### GIVEN INFORMATION

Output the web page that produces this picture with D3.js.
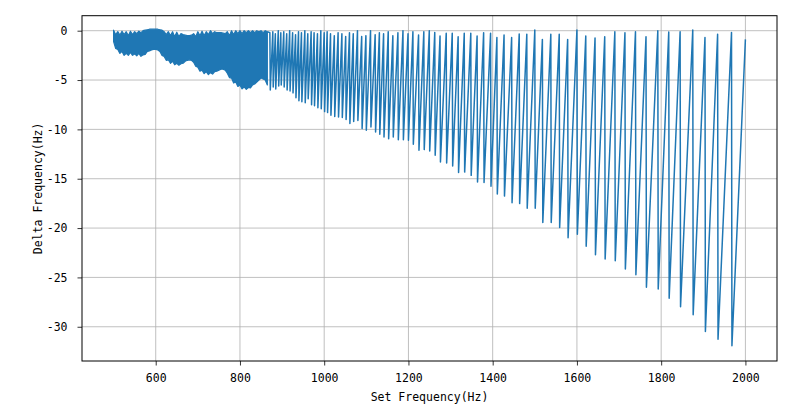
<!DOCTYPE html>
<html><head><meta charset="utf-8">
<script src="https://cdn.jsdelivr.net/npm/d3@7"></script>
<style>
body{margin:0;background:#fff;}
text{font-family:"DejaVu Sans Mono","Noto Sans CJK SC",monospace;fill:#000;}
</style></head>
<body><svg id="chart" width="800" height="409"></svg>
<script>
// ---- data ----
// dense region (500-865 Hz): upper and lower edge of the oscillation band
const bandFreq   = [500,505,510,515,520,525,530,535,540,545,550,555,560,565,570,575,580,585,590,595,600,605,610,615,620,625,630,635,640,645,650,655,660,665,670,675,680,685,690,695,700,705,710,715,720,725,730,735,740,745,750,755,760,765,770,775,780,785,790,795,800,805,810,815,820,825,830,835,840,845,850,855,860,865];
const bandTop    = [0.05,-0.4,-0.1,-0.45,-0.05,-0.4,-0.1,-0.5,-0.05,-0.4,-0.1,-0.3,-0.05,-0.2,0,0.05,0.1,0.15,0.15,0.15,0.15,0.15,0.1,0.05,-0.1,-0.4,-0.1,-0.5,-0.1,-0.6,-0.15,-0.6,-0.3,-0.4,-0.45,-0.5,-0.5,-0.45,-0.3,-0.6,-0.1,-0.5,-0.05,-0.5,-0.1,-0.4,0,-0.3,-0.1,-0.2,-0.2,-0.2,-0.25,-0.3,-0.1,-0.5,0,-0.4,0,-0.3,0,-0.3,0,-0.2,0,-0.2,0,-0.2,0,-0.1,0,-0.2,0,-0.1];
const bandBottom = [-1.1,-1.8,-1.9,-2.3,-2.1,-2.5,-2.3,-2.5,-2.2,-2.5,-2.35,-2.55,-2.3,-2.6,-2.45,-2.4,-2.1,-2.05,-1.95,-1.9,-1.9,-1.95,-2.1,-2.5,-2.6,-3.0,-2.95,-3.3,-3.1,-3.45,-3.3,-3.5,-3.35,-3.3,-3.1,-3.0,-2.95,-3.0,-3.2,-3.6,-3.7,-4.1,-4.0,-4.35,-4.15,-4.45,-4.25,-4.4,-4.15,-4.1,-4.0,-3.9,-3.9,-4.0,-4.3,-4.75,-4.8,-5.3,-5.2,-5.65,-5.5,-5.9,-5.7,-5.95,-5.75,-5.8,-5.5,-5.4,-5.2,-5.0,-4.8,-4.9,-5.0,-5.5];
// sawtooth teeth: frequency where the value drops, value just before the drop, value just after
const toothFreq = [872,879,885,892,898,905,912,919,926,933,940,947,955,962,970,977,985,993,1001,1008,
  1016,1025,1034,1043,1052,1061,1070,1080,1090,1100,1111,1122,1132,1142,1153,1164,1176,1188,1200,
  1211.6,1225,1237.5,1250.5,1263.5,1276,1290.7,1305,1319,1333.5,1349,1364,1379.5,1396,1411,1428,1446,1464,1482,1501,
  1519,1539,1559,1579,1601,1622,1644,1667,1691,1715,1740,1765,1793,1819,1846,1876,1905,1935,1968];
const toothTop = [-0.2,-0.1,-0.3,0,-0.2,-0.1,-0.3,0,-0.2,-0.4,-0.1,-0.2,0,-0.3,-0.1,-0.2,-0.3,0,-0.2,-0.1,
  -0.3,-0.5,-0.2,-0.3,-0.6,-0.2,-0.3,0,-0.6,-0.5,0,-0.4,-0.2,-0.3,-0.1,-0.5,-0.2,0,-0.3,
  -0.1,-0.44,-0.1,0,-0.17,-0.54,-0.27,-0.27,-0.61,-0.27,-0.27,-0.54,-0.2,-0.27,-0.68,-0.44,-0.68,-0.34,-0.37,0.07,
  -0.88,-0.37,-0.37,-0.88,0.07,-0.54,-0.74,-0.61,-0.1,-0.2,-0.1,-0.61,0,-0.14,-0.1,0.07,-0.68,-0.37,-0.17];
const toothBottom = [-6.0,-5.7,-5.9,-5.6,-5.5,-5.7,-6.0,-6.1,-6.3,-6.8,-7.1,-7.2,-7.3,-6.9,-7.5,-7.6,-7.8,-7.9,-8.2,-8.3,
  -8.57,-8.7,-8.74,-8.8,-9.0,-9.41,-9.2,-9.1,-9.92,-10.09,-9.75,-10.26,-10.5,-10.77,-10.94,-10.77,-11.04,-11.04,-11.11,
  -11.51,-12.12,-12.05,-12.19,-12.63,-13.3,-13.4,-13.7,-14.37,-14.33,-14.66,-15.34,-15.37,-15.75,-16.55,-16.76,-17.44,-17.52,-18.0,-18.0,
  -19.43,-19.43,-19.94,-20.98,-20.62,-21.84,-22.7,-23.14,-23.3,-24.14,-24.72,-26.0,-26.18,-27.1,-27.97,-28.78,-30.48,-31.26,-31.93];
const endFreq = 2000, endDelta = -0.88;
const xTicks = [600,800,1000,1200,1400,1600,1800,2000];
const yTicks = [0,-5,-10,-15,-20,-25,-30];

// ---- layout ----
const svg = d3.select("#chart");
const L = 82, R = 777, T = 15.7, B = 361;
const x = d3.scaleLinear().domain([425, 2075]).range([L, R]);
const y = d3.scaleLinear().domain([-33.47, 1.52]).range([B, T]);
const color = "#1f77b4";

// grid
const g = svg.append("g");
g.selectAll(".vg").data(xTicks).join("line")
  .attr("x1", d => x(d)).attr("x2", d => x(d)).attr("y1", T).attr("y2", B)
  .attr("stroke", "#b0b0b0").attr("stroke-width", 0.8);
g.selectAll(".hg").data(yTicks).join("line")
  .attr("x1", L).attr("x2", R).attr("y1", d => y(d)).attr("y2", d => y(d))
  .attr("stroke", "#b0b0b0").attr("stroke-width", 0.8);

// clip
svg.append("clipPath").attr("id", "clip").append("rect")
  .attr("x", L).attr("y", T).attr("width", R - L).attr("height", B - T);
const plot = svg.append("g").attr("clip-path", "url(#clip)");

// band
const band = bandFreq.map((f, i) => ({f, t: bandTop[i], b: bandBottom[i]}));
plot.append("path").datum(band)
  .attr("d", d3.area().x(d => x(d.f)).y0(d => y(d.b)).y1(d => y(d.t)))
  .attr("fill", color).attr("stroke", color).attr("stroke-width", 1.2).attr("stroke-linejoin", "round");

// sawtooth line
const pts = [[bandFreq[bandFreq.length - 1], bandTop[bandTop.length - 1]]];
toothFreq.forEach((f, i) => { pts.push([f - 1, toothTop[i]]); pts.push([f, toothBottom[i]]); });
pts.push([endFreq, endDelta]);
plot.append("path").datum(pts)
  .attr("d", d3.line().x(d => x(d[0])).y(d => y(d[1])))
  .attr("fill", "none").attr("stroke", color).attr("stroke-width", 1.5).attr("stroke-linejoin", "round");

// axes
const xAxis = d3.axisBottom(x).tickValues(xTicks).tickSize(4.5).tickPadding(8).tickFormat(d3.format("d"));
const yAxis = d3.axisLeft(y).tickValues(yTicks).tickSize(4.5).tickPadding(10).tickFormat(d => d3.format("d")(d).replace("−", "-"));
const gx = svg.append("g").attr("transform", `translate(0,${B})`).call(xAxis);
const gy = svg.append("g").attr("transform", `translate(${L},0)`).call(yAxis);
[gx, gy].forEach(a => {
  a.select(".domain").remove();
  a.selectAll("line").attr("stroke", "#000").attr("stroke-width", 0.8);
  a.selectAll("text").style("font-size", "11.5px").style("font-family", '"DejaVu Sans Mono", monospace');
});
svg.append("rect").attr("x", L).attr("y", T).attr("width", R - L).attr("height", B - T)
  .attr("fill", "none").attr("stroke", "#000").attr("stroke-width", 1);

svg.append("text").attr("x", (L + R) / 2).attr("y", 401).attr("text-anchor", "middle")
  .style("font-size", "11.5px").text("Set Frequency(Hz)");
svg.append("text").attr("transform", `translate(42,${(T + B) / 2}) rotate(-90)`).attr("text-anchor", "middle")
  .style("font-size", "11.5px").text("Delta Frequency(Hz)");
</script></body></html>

######

GOAL OF THE EXERCISE:
Identify and list each line with the word "picture".

COMPLETED EXERCISE:
Output the web page that produces this picture with D3.js.

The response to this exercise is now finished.